Unspeakable coherence protocols focus on the optimal redistribution and concentration of quantum coherence subject to symmetries (e.g., translation invariance). Beginning with multiple (up to $n=2^N$ ) copies of a generic qubit state with weak coherence, concatenated two-qubit optimal unitaries amplify local coherence in the surviving subsystem up to an unbounded ratio compared to the initial value, subject to global conservation (Stratton et al., 3 Dec 2025). The nonlinear recurrence relations for Bloch vector coordinates at each concatenation layer permit tracking of both coherence and purity bounds: $M^{(1)}(\sigma_{(m)}) \le \sqrt{2\,\mathrm{tr}(\rho^2) - 1}$ Protocols are fully constructive and generalize to arbitrary finite dimension, constrained only by resource bounds (Ky-Fan norms) and no-go theorems for locally inaccessible global modes.
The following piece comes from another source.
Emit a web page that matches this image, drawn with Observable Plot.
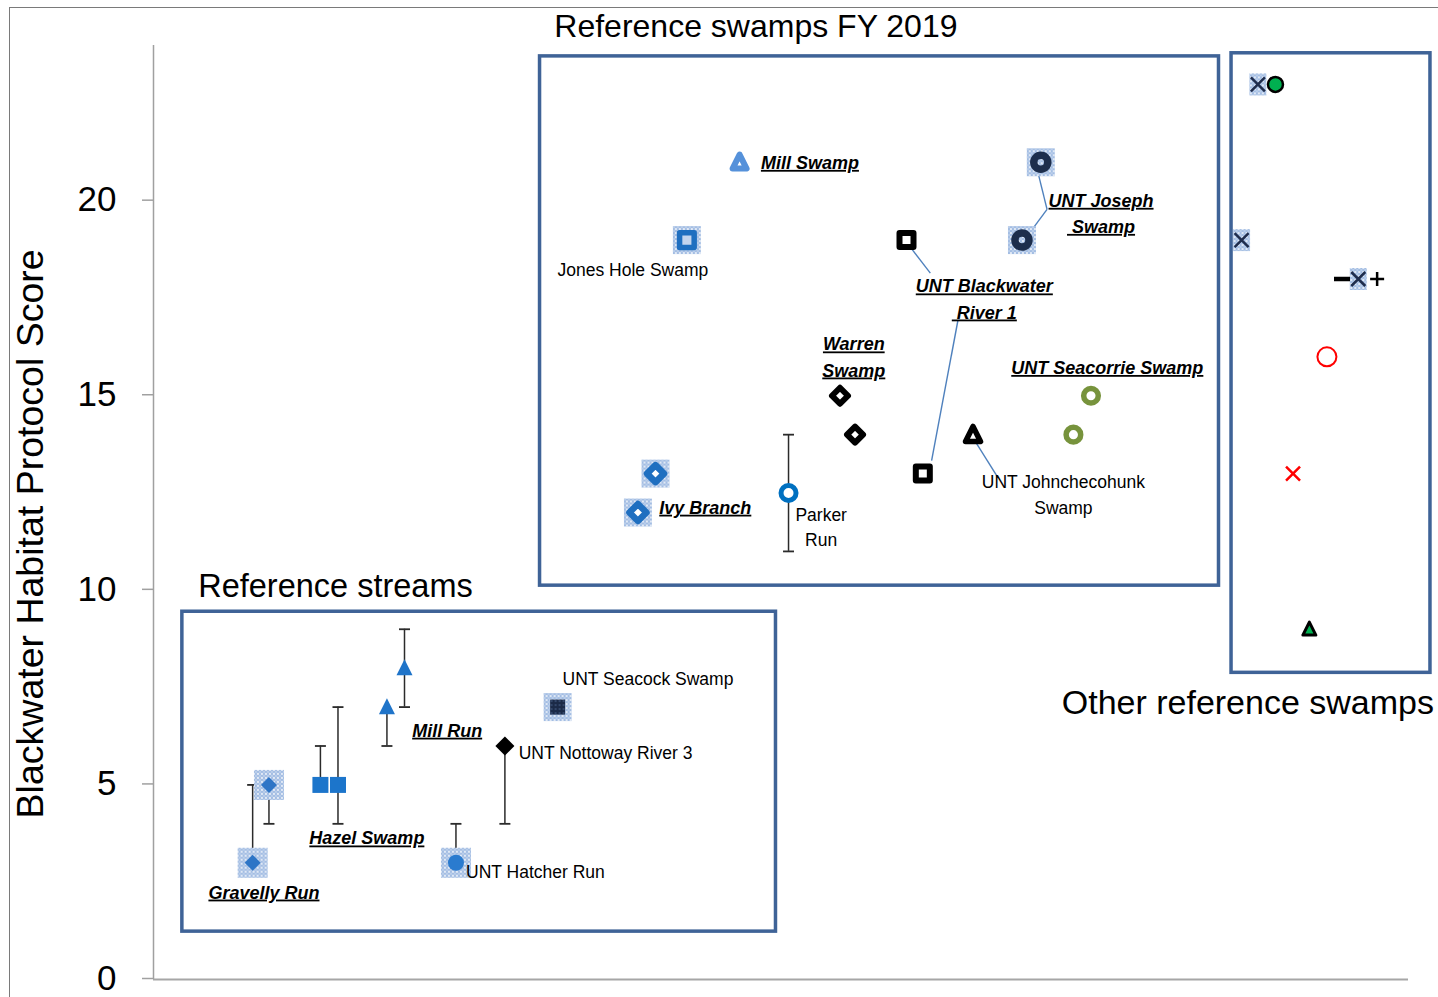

7. Experimental Realizations and Performance Metrics

Multi-qubit coherence enhancement protocols have been substantiated in diverse platforms: single NV centers with characterized nuclear-spin registers (Abobeih et al., 2018), multi-qubit superconducting Xmon devices using Motion-CPMG routing (Han et al., 2020), and IBM Quantum transmon arrays implementing staggered DD (Niu et al., 8 Mar 2024). Table-based fidelity and coherence lifetimes document up to $1.58(7)\,\mathrm{s}$ electron spin coherence, order-of-magnitude $T_2^*$ boost, and significant logic/circuit infidelity reduction. Quantum Fisher information, $l_1$ -norm, and concurrence provide rigorous performance markers for coherence and entanglement.

Protocol	Platform	Max. Enhancement
XY8-N DD (optimal)	NV center	$T_{2,\rm DD}=1.58$ s
Motion-CPMG	Xmon/7-qubit	$\sim$ 10-fold $T_2^*$
Staggered DD	IBM transmon	Up to $19.7\%$ fidelity
Local encoding	Photonic GHZ	Maintains $O(N^2)$ QFI
Unspeakable concat.	Any qubits	Unbounded ratio (w.r.t. $n$ )

References

NV-center tailored DD: (Abobeih et al., 2018)
XX/X Y-spin chain restoration: (Fel'dman et al., 2021, Tashkeev et al., 22 Apr 2025)
Tavis-Cummings coupled-qubit: (De, 2013)
Motion-CPMG and qubit motion: (Han et al., 2020)
Local encoding in graph states: (Proietti et al., 2019)
Resource-theory coherence concentration: (Stratton et al., 3 Dec 2025)
Staggered multi-qubit DD: (Niu et al., 8 Mar 2024)

These protocols collectively establish the theoretical and experimental basis for near-term and scalable multi-qubit coherence management in quantum information processing systems.